KB Home (NYSE:KBH), Los Angeles, on Friday reported a net loss of $66.0 million (-$.87 per share) for its fiscal third quarter ended Aug. 31. The loss included $47.7 million in inventory and joint venture impairments and abandonment of land option contracts as well as a $35.5 million charge to deferred tax assets. The pretax loss was $77 million, which was partially offset by an $11 million income tax benefit.
The loss was less than half the $144.7 million loss (-$1.87 per share) posted in the 2008 third quarter, which included charges of $82.2 million for inventory and JV impairments. This quarter's loss, however, missed the consensus Wall Street estimate of -$0.58 per share, sending KB shares down nearly 7% at market open Friday. KB closed down 8.5% at $16.96 Friday.
Revenues were down 33% to $458.5 million, with housing revenues accounting for $454.2 million of that, down 32% from last year's third quarter.Closings fell 20% from last year's quarter to 2,240, and the average selling price declined 15% to $202,800.
Net new orders jumped 62% to 2,158, with increases reported by each region. KB attributed the increase to its "Open Series" line of homes and to a cancellation rate of 27% versus 51% for the same period last year.
Backlog at August 31, 2009 was down 22% from the same period last year to3,722 homes with an aggregate value of $734.1 million, down from $1.13 billion in last year's quarter.
Gross margin improved to 11.1% in the quarter from 3.9% in last year's quarter of 2008. Selling, general and administrative expenses were down 37% to $83.9 million, 18.5% of housing revenues, down from 19.9% in last year's quarter.
Loss of unconsolidated joint ventures was $26.3 million, including $23.2 million in impairment charges, down from a loss of $46.2 million in last year's quarter, which included $43.1 million of impairment charges.
Financial services operations, which include an equity interest in an unconsolidated mortgage banking joint venture, reported pretax income of$5.6 million in the current quarter, down 6%, due primarily to a decline in the number of loans originated by the joint venture.

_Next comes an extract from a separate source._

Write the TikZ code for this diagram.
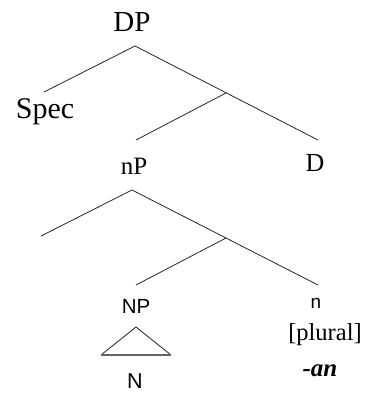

"We are encouraged by the positive net order results we achieved in the quarter but remain cautious given the current economic climate," said Jeff Mezger, president and CEO. "The housing market overall remains in a transition where it will likely be some time before we see meaningful improvement in the economic conditions that are essential to our industry's future growth," he said. "While tentative indications are that some negative economic trends are slowing or leveling out to varying degrees in certain markets, the ongoing impact of and the potential for increased foreclosures and mortgage delinquencies, higher unemployment, tighter credit standards, and relatively weak consumer confidence make the timing and extent of a sustained rebound still uncertain."
During the quarter, KB issued $265.0 million in 9.1% senior notes due in 2017, using the net proceeds to purchase $250.0 million of a total of $350 million in 6 3/8% senior notes due in 2011. KB's only debt maturing before2014 is remaining $100.0 million of the 6 3/8% notes. It had no borrowings outstanding under its revolving credit facility at quarter's end and $1.1 billion in cash, including restricted cash, on its balance sheet.
UBS analyst David Goldberg, in a research note to investors, called the increase in new orders "impressive," adding, "This reflects the success of management proactive efforts to redesign its product line to more effectively compete with foreclosures...this strategy should help the company withstand the downturn as it gains improving leverage off a greater sales rate."